• _Record set_
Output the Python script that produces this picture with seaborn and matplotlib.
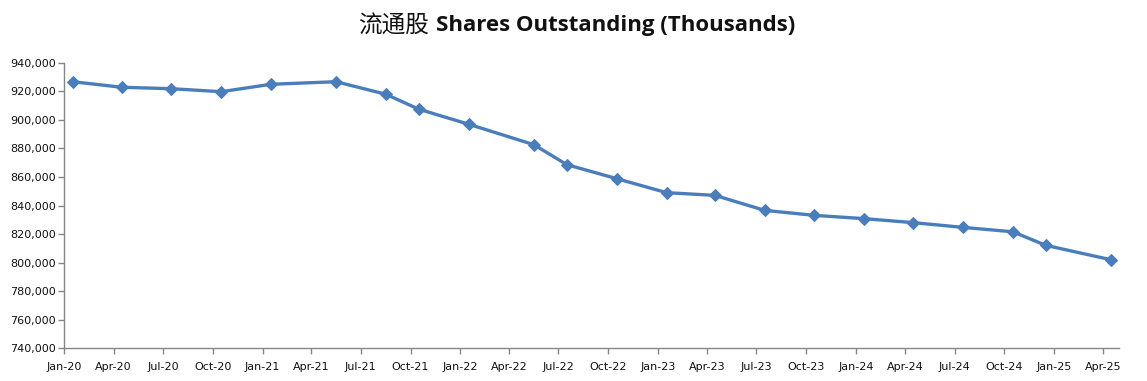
import numpy as np
import pandas as pd
import matplotlib
matplotlib.use("Agg")
import matplotlib.pyplot as plt
import matplotlib.dates as mdates
from matplotlib.ticker import FuncFormatter, MultipleLocator
import seaborn as sns

# ---- data ----
months = ["2020-01", "2020-04", "2020-07", "2020-10", "2021-01", "2021-05",
          "2021-08", "2021-10", "2022-01", "2022-05", "2022-07", "2022-10",
          "2023-01", "2023-04", "2023-07", "2023-10", "2024-01", "2024-04",
          "2024-07", "2024-10", "2024-12", "2025-04"]
shares = [926700, 922800, 921800, 919700, 924900, 926700,
          917900, 907400, 896900, 882600, 868600, 858800,
          849000, 847100, 836600, 833100, 830800, 828000,
          824700, 821600, 812100, 802000]
tick_months = pd.date_range("2020-01-01", "2025-04-01", freq="QS")
title_cn = "流通股"
title_en = "Shares Outstanding (Thousands)"

# ---- build frame (points sit in the middle of their month slot, Excel date-axis style) ----
start = pd.to_datetime(months)
end = start + pd.offsets.MonthBegin(1)
df = pd.DataFrame({"date": start + (end - start) / 2, "shares": shares})

sns.set_style("white")
plt.rcParams["font.family"] = ["DejaVu Sans", "Noto Sans CJK SC"]

fig = plt.figure(figsize=(11.47, 3.81), dpi=100)
ax = fig.add_axes([0.0561, 0.0858, 0.9197, 0.7496])

sns.lineplot(data=df, x="date", y="shares", ax=ax, color="#4A7EBB",
             linewidth=2.4, marker="D", markersize=6.5,
             markeredgecolor="#4A7EBB", markerfacecolor="#4A7EBB")

ax.set_xlim(pd.Timestamp("2020-01-01"), pd.Timestamp("2025-05-01"))
ax.set_ylim(740000, 940000)
ax.yaxis.set_major_locator(MultipleLocator(20000))
ax.yaxis.set_major_formatter(FuncFormatter(lambda v, p: f"{int(v):,}"))
ax.set_xticks(tick_months)
ax.xaxis.set_major_formatter(mdates.DateFormatter("%b-%y"))

ax.set_xlabel("")
ax.set_ylabel("")
for s in ["top", "right"]:
    ax.spines[s].set_visible(False)
for s in ["left", "bottom"]:
    ax.spines[s].set_color("#868686")
    ax.spines[s].set_linewidth(1.0)
ax.tick_params(axis="both", which="major", direction="out", length=4,
               width=1.0, color="#868686", labelsize=8, labelcolor="#111111",
               left=True, bottom=True)
ax.tick_params(axis="x", pad=6)
ax.tick_params(axis="y", pad=2)
ax.grid(False)

fig.text(429 / 1147, 1 - 26 / 381, title_cn, ha="right", va="center",
         fontsize=17, family=["Noto Sans CJK SC"], color="#111111")
fig.text(436 / 1147, 1 - 26 / 381, title_en, ha="left", va="center",
         fontsize=16, fontweight="bold", family=["Open Sans", "DejaVu Sans"],
         color="#111111")

fig.savefig("out.png", dpi=100)
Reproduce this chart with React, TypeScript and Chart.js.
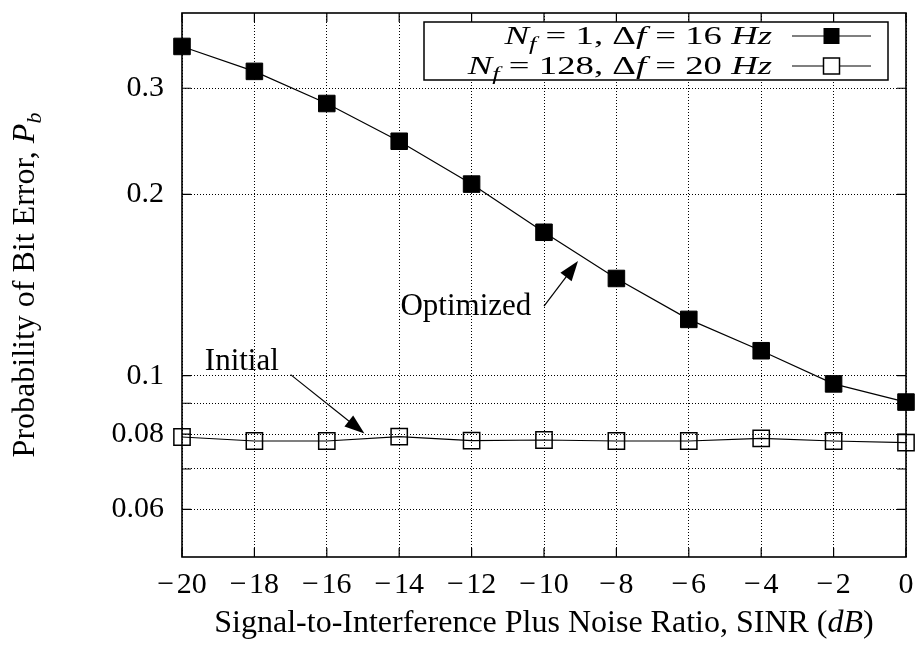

• _What is needed_
The lines from the start of the entries above through the one containing "import seaborn as sns" are to be retyped exactly, and no others. Pictures are left out.

• _Correct result_
Output the Python script that produces this picture with seaborn and matplotlib.
import numpy as np
import pandas as pd
import matplotlib
matplotlib.use("Agg")
import matplotlib.pyplot as plt
import matplotlib.dates as mdates
from matplotlib.ticker import FuncFormatter, MultipleLocator
import seaborn as sns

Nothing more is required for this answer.